▶ **STORED ROWS**:

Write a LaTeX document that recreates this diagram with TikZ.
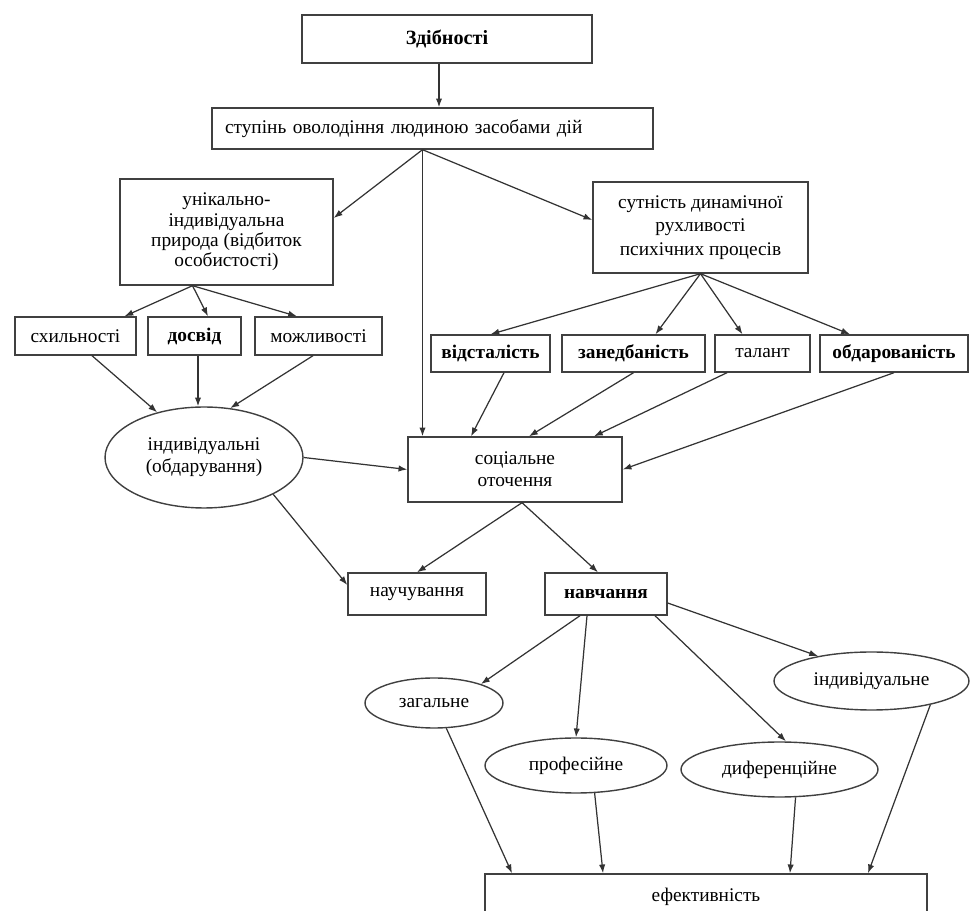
\documentclass[tikz,border=0pt]{standalone}
\usepackage{fontspec}
\setmainfont{Liberation Serif}
\usepackage{tikz}
\usetikzlibrary{shapes.geometric,calc,arrows.meta}

\begin{document}
\begin{tikzpicture}[x=0.02cm, y=-0.02cm,
        box/.style={draw=black!75, line width=0.8pt, rectangle, inner sep=1pt, align=center,
            font=\fontsize{11}{13}\selectfont},
        oval/.style={draw=black!75, line width=0.8pt, ellipse, inner sep=0pt, align=center,
            font=\fontsize{11}{13}\selectfont},
        arr/.style={draw=black!80, line width=0.7pt, -{Latex[length=5pt,width=3.6pt]}}]
        \useasboundingbox (0,0) rectangle (971,911);

        % boxes
        \node[box, minimum width=5.8cm, minimum height=0.96cm, font=\fontsize{11.5}{13}\selectfont\bfseries] (zdib) at (447,39) {Здібності};
        \node[box, minimum height=0.82cm, text width=8.3cm, inner xsep=0.26cm, align=left] (stup) at (432.5,128.5) {ступінь оволодіння людиною засобами дій};
        \node[box, minimum width=4.26cm, minimum height=2.12cm, font=\fontsize{11}{11.6}\selectfont] (unik) at (226.5,232) {унікально-\\індивідуальна\\природа (відбиток\\особистості)};
        \node[box, minimum width=4.3cm, minimum height=1.82cm, font=\fontsize{11}{13.4}\selectfont] (sutn) at (700.5,227.5) {сутність динамічної\\рухливості\\психічних процесів};

        \node[box, minimum width=2.42cm, minimum height=0.76cm] (sxyl) at (75.5,336) {схильності};
        \node[box, minimum width=1.86cm, minimum height=0.76cm, font=\fontsize{11}{13}\selectfont\bfseries] (dosv) at (194.5,336) {досвід};
        \node[box, minimum width=2.54cm, minimum height=0.76cm] (mozh) at (318.5,336) {можливості};

        \node[box, minimum width=2.38cm, minimum height=0.74cm, font=\fontsize{11}{13}\selectfont\bfseries] (vids) at (490.5,353.5) {відсталість};
        \node[box, minimum width=2.86cm, minimum height=0.74cm, font=\fontsize{11}{13}\selectfont\bfseries] (zaned) at (633.5,353.5) {занедбаність};
        \node[box, minimum width=1.9cm, minimum height=0.74cm] (talant) at (762.5,353.5) {талант};
        \node[box, minimum width=2.96cm, minimum height=0.74cm, font=\fontsize{11}{13}\selectfont\bfseries] (obdar) at (894,353.5) {обдарованість};

        \node[oval, minimum width=3.96cm, minimum height=2.02cm, font=\fontsize{11}{12.5}\selectfont] (indiv) at (204,457.5) {індивідуальні\\(обдарування)};
        \node[box, minimum width=4.28cm, minimum height=1.3cm, font=\fontsize{11}{12.5}\selectfont] (soc) at (515,469.5) {соціальне\\оточення};

        \node[box, minimum width=2.76cm, minimum height=0.84cm] (nauch) at (417,594) {научування};
        \node[box, minimum width=2.44cm, minimum height=0.84cm, font=\fontsize{11}{13}\selectfont\bfseries] (navch) at (606,594) {навчання};

        \node[oval, minimum width=2.76cm, minimum height=1.0cm] (zag) at (434,703) {загальне};
        \node[oval, minimum width=3.64cm, minimum height=1.1cm] (prof) at (576,765.5) {професійне};
        \node[oval, minimum width=3.94cm, minimum height=1.1cm] (dyf) at (779.5,769.5) {диференційне};
        \node[oval, minimum width=3.9cm, minimum height=1.16cm] (ind) at (871.5,681) {індивідуальне};

        \node[box, minimum width=8.84cm, minimum height=0.92cm] (efek) at (706,897) {ефективність};

        % fork points
        \coordinate (zdibout) at ([xshift=-0.16cm]zdib.south);
        \coordinate (stupout) at ([xshift=-0.2cm]stup.south);
        \coordinate (unikout) at ([xshift=-0.68cm]unik.south);
        \coordinate (dosvout) at ([xshift=0.07cm]dosv.south);
        \coordinate (socout) at ([xshift=0.14cm]soc.south);

        % arrows
        \draw[arr] (zdibout) -- (zdibout |- stup.north);
        \draw[arr] (stupout) -- ([yshift=0.28cm]unik.east);
        \draw[arr] (stupout) -- (stupout |- soc.north);
        \draw[arr] (stupout) -- ([yshift=0.15cm]sutn.west);

        \draw[arr] (unikout) -- ([xshift=0.98cm]sxyl.north);
        \draw[arr] (unikout) -- ([xshift=0.27cm]dosv.north);
        \draw[arr] (unikout) -- ([xshift=-0.43cm]mozh.north);

        \draw[arr] (sutn.south) -- (vids.north);
        \draw[arr] (sutn.south) -- ([xshift=0.44cm]zaned.north);
        \draw[arr] (sutn.south) -- ([xshift=-0.4cm]talant.north);
        \draw[arr] (sutn.south) -- ([xshift=-0.88cm]obdar.north);

        \draw[arr] ([xshift=0.33cm]sxyl.south) -- (indiv.136);
        \draw[arr] (dosvout) -- (dosvout |- indiv.north);
        \draw[arr] ([xshift=-0.11cm]mozh.south) -- (indiv.62);

        \draw[arr] ([xshift=0.27cm]vids.south) -- ([xshift=-0.88cm]soc.north);
        \draw[arr] (zaned.south) -- ([xshift=0.28cm]soc.north);
        \draw[arr] ([xshift=-0.71cm]talant.south) -- ([xshift=1.58cm]soc.north);
        \draw[arr] (obdar.south) -- (soc.east);

        \draw[arr] (indiv.east) -- (soc.west);
        \draw[arr] (indiv.-28) -- ([yshift=0.18cm]nauch.west);

        \draw[arr] (socout) -- (nauch.north);
        \draw[arr] (socout) -- ([xshift=-0.16cm]navch.north);

        \draw[arr] ([xshift=-0.52cm]navch.south) -- (zag.22);
        \draw[arr] ([xshift=-0.38cm]navch.south) -- (prof.north);
        \draw[arr] ([xshift=0.98cm]navch.south) -- ([xshift=0.13cm]dyf.north);
        \draw[arr] ([yshift=-0.18cm]navch.east) -- (ind.155);

        \draw[arr] (zag.-64) -- ([xshift=-3.88cm]efek.north);
        \draw[arr] (prof.-56) -- ([xshift=-2.06cm]efek.north);
        \draw[arr] (dyf.-60) -- ([xshift=1.68cm]efek.north);
        \draw[arr] (ind.-22) -- ([xshift=3.24cm]efek.north);

\end{tikzpicture}
\end{document}
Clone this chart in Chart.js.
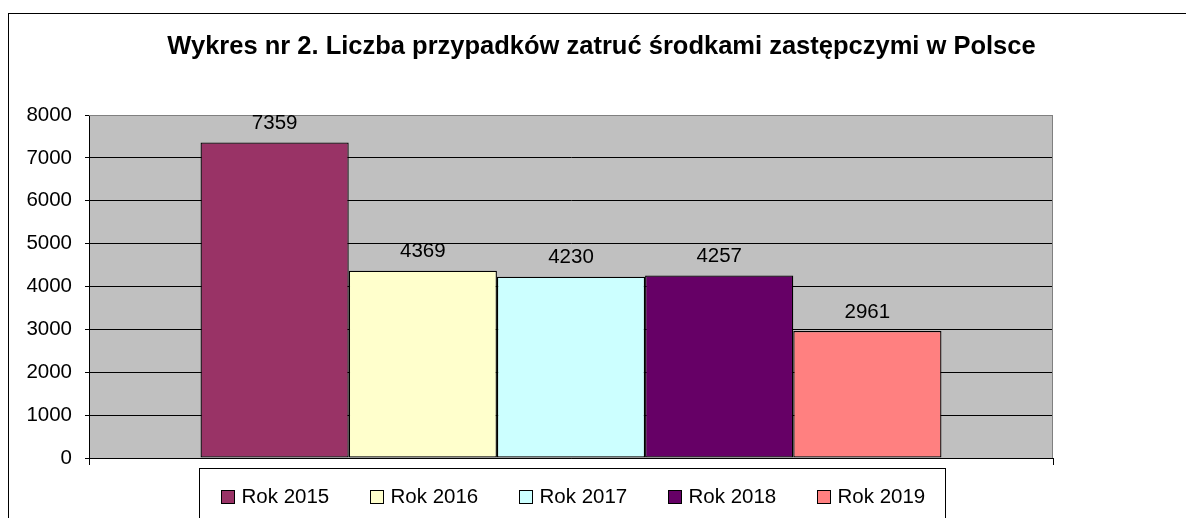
<!DOCTYPE html>
<html>
<head>
<meta charset="utf-8">
<script src="https://cdn.jsdelivr.net/npm/chart.js@4"></script>
<style>
html,body{margin:0;padding:0;background:#fff;}
canvas{display:block;}
</style>
</head>
<body>
<canvas id="c" width="1186" height="518"></canvas>
<script>
// ---- data ----
const titleText = 'Wykres nr 2. Liczba przypadków zatruć środkami zastępczymi w Polsce';
const categories = [''];
const seriesLabels = ['Rok 2015', 'Rok 2016', 'Rok 2017', 'Rok 2018', 'Rok 2019'];
const seriesValues = [7359, 4369, 4230, 4257, 2961];
const yTicks = [0, 1000, 2000, 3000, 4000, 5000, 6000, 7000, 8000];
// ---- style ----
const palette = ['#993366', '#FFFFCC', '#CCFFFF', '#660066', '#FF8080'];
const FONT = '"Liberation Sans", Arial, Helvetica, sans-serif';

const datasets = seriesLabels.map((lab, i) => ({
  label: lab,
  data: [seriesValues[i]],
  backgroundColor: palette[i],
  borderColor: '#000',
  borderWidth: 1.3,
  borderSkipped: false,
  categoryPercentage: 0.7686,
  barPercentage: 1.0
}));

const decor = {
  id: 'decor',
  beforeDraw(chart) {
    const ctx = chart.ctx, a = chart.chartArea;
    ctx.save();
    ctx.fillStyle = '#fff';
    ctx.fillRect(0, 0, chart.width, chart.height);
    // outer frame
    ctx.strokeStyle = '#000';
    ctx.lineWidth = 1;
    ctx.strokeRect(8.5, 13.5, 3000, 3000);
    // plot background
    ctx.fillStyle = '#C0C0C0';
    ctx.fillRect(a.left, a.top, a.right - a.left, a.bottom - a.top);
    // title
    ctx.fillStyle = '#000';
    ctx.font = 'bold 25.5px ' + FONT;
    ctx.textAlign = 'center';
    ctx.textBaseline = 'alphabetic';
    ctx.fillText(titleText, 601.5, 54);
    ctx.restore();
  },
  beforeDatasetsDraw(chart) {
    const ctx = chart.ctx, a = chart.chartArea;
    ctx.save();
    ctx.strokeStyle = '#808080';
    ctx.lineWidth = 1;
    ctx.beginPath();
    ctx.moveTo(a.left, a.top + 0.5);
    ctx.lineTo(a.right - 0.5, a.top + 0.5);
    ctx.lineTo(a.right - 0.5, a.bottom);
    ctx.stroke();
    ctx.restore();
  },
  afterDatasetsDraw(chart) {
    const ctx = chart.ctx;
    ctx.save();
    ctx.fillStyle = '#000';
    ctx.font = '20.5px ' + FONT;
    ctx.textAlign = 'center';
    ctx.textBaseline = 'alphabetic';
    chart.data.datasets.forEach((ds, i) => {
      const meta = chart.getDatasetMeta(i);
      meta.data.forEach((bar, j) => {
        ctx.fillText(String(ds.data[j]), bar.x, bar.y - 13.5);
      });
    });
    // legend
    ctx.strokeStyle = '#000';
    ctx.lineWidth = 1;
    ctx.strokeRect(199.5, 468.5, 746, 200);
    ctx.textAlign = 'left';
    ctx.textBaseline = 'middle';
    chart.data.datasets.forEach((ds, i) => {
      const x = 221 + i * 149;
      ctx.fillStyle = ds.backgroundColor;
      ctx.fillRect(x + 0.5, 490.5, 13, 13);
      ctx.strokeRect(x + 0.5, 490.5, 13, 13);
      ctx.fillStyle = '#000';
      ctx.fillText(ds.label, x + 20.5, 497);
    });
    ctx.restore();
  }
};

new Chart(document.getElementById('c'), {
  type: 'bar',
  data: { labels: categories, datasets },
  options: {
    responsive: false,
    animation: false,
    devicePixelRatio: 1,
    layout: { padding: { top: 115, right: 133, bottom: 0, left: 0 } },
    plugins: { legend: { display: false }, title: { display: false }, tooltip: { enabled: false } },
    scales: {
      x: {
        offset: true,
        grid: { display: true, drawOnChartArea: false, drawTicks: true, tickLength: 7, color: '#000', offset: true },
        border: { display: true, color: '#000', width: 1 },
        ticks: { display: true, callback: () => '' },
        afterFit(s) { s.height = 60; }
      },
      y: {
        min: yTicks[0],
        max: yTicks[yTicks.length - 1],
        afterBuildTicks(s) { s.ticks = yTicks.map(v => ({ value: v })); },
        grid: {
          color: (c) => (c.tick && c.tick.value === yTicks[yTicks.length - 1]) ? '#808080' : '#000',
          tickColor: '#000',
          tickLength: 4,
          lineWidth: 1
        },
        border: { display: true, color: '#000', width: 1 },
        ticks: { color: '#000', font: { family: FONT, size: 20.5 }, padding: 13, callback: (v) => String(v) },
        afterFit(s) { s.width = 89; }
      }
    }
  },
  plugins: [decor]
});
</script>
</body>
</html>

▶ **WHAT THE TASK ASKS**:
Locate the string "this" in the listing above and copy every line where it occurs.

▶ **TASK ANSWER**:
Write a LaTeX document that recreates this diagram with TikZ.
Clone this chart in Chart.js.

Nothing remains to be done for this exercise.